I Will Be Happy When…

Gwen Randall-Young

The greatest source of unhappiness is the gap between what we have, and what we wish we had. When there is no gap, we are content. We feel a sense of abundance because we have all we need. Recognizing this, the search for happiness may involve a never-ending process of attempting to fulfil needs.

The problem is, there is no end to the needs that may be identified by the mind. We need more money, more things, more love, more peace, more time. We need more respect, more self-esteem, and more confidence. That list is endless. Then, we can go on with a list of what we need others to have or be.

So in order to be happy, our partner must be more dedicated, more attentive, more passionate for example, or our children must be more responsible, have higher marks, clearer goals, better friends and a different attitude. Our friends should be there for us more/ give us our space, talk about others to us, but not about us to others, and should be more/less spiritual. Then there are the people in the neighborhood who should be more friendly, less nosy, mow the lawn more (except not on Sunday morning), lend their tools or return your tools more readily.

Don’t forget the merchants with whom you do business. They should have more efficient service, lower prices, more selection and stay open longer (or stay closed on Sunday). What about the government? Certainly we would all be happier if we had lower taxes, more services, more growth, less inflation, and fewer politics. But then there is still the weather.
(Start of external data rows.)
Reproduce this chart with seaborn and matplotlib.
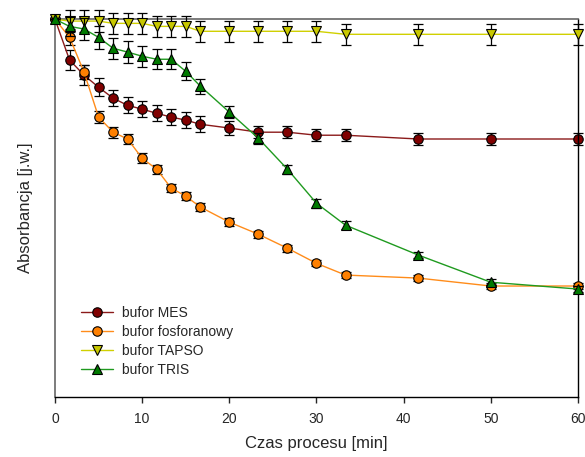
import numpy as np
import pandas as pd
import matplotlib
matplotlib.use('Agg')
import matplotlib.pyplot as plt
import seaborn as sns

# czas procesu [min]
czas = [0, 1.67, 3.33, 5, 6.67, 8.33, 10, 11.67, 13.33, 15, 16.67,
        20, 23.33, 26.67, 30, 33.33, 41.67, 50, 60]

# absorbancja (j.w.)
mes = [1.0, 0.892, 0.852, 0.820, 0.791, 0.772, 0.762, 0.751, 0.741, 0.733,
       0.722, 0.712, 0.701, 0.701, 0.693, 0.693, 0.683, 0.683, 0.683]
mes_err = [0.0, 0.026, 0.026, 0.024, 0.022, 0.021, 0.021, 0.021, 0.021, 0.021,
           0.021, 0.018, 0.016, 0.016, 0.016, 0.016, 0.016, 0.016, 0.016]

fosforan = [1.0, 0.952, 0.860, 0.741, 0.701, 0.683, 0.632, 0.603, 0.553, 0.532,
            0.503, 0.463, 0.431, 0.394, 0.354, 0.323, 0.315, 0.294, 0.294]
fosforan_err = [0.0, 0.021, 0.018, 0.016, 0.015, 0.013, 0.013, 0.012, 0.011, 0.011,
                0.011, 0.010, 0.009, 0.009, 0.008, 0.008, 0.008, 0.008, 0.008]

tapso = [1.0, 0.995, 0.995, 0.995, 0.989, 0.989, 0.989, 0.981, 0.981, 0.981,
         0.968, 0.968, 0.968, 0.968, 0.968, 0.960, 0.960, 0.960, 0.960]
tapso_err = [0.0, 0.029, 0.029, 0.029, 0.028, 0.028, 0.028, 0.028, 0.028, 0.028,
             0.028, 0.028, 0.028, 0.028, 0.028, 0.028, 0.028, 0.028, 0.028]

tris = [1.0, 0.981, 0.974, 0.952, 0.923, 0.913, 0.902, 0.894, 0.894, 0.862,
        0.823, 0.754, 0.685, 0.603, 0.513, 0.455, 0.376, 0.304, 0.286]
tris_err = [0.0, 0.026, 0.03, 0.03, 0.028, 0.028, 0.028, 0.026, 0.026, 0.024,
            0.02, 0.016, 0.014, 0.012, 0.012, 0.01, 0.009, 0.008, 0.008]

serie = [
    ('bufor MES', mes, mes_err, 'o', '#800000', '#8b1a1a'),
    ('bufor fosforanowy', fosforan, fosforan_err, 'o', '#ff8000', '#ff8c1a'),
    ('bufor TAPSO', tapso, tapso_err, 'v', '#c8c800', '#d0d000'),
    ('bufor TRIS', tris, tris_err, '^', '#007a00', '#1f9a1f'),
]

sns.set_style('ticks')
plt.rcParams['font.family'] = ['Liberation Sans', 'DejaVu Sans']

fig = plt.figure(figsize=(5.85, 4.57), dpi=100)
ax = fig.add_axes([0.094, 0.131, 0.894, 0.827])

for i, (nazwa, y, err, mk, kolor, kolor_linii) in enumerate(serie):
    ax.errorbar(czas, y, yerr=err, fmt='none', ecolor='black', elinewidth=0.9,
                capsize=3.8, capthick=0.9, zorder=2 + i, clip_on=False)
    sns.lineplot(x=czas, y=y, ax=ax, color=kolor_linii, linewidth=1.0,
                 marker=mk, markersize=6.8 if mk == 'o' else 7.2,
                 markerfacecolor=kolor, markeredgecolor='black', markeredgewidth=0.8,
                 label=nazwa, zorder=2.5 + i, clip_on=False)

ax.set_xlim(0, 60)
ax.set_ylim(0, 1.0)
ax.set_xticks([0, 10, 20, 30, 40, 50, 60])
ax.set_yticks([])
ax.tick_params(axis='x', direction='out', length=4, width=1, labelsize=10, pad=7)
for s in ['left', 'top']:
    ax.spines[s].set_color('#666666')
    ax.spines[s].set_linewidth(1.2)
for s in ['right', 'bottom']:
    ax.spines[s].set_color('black')
    ax.spines[s].set_linewidth(1.0)

ax.set_xlabel('Czas procesu [min]', fontsize=12, labelpad=7)
ax.set_ylabel('Absorbancja [j.w.]', fontsize=12, labelpad=16)

leg = ax.legend(loc='lower left', bbox_to_anchor=(0.026, 0.02), frameon=False,
                fontsize=10, handlelength=2.3, handletextpad=0.65, labelspacing=0.36)

fig.savefig('out.png', dpi=100)
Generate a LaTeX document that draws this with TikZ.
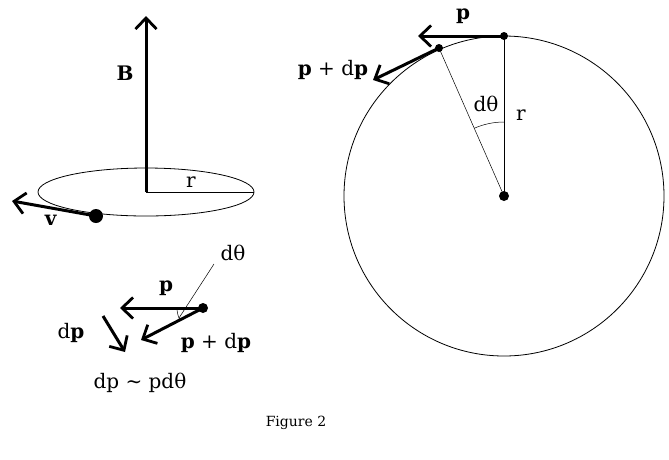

If we had longer summers, milder winters, no rain on long weekends, and just enough snow for skiing and white Christmas but not for bad driving and shovelling, then it would be good.

It is easy to see how working on being happy could be a full time job!

There is an easier way. A wise Buddhist teacher once said something like this: the smaller the vessel of your needs, the more easily you experience abundance. We do not have to make our happiness dependent upon anything. If we are grateful for each new day, we will be happy every day we are alive. If we tend the inner garden of our own awareness, and weed out the negative thoughts, and the conditions we place upon our ability to be happy, then we find peace. If we ceased to exist tomorrow, how many of our concerns would really matter?

One day we will not exist. What will happen to our ‘problems’ then? If they won’t matter then, they probably do not matter that much now either. What does matter is that each day is a gift. It is given like a gift certificate, which we may spend however we choose. It is, however, only valid for this day. Spend it wisely, spend it well. Use it for some joy.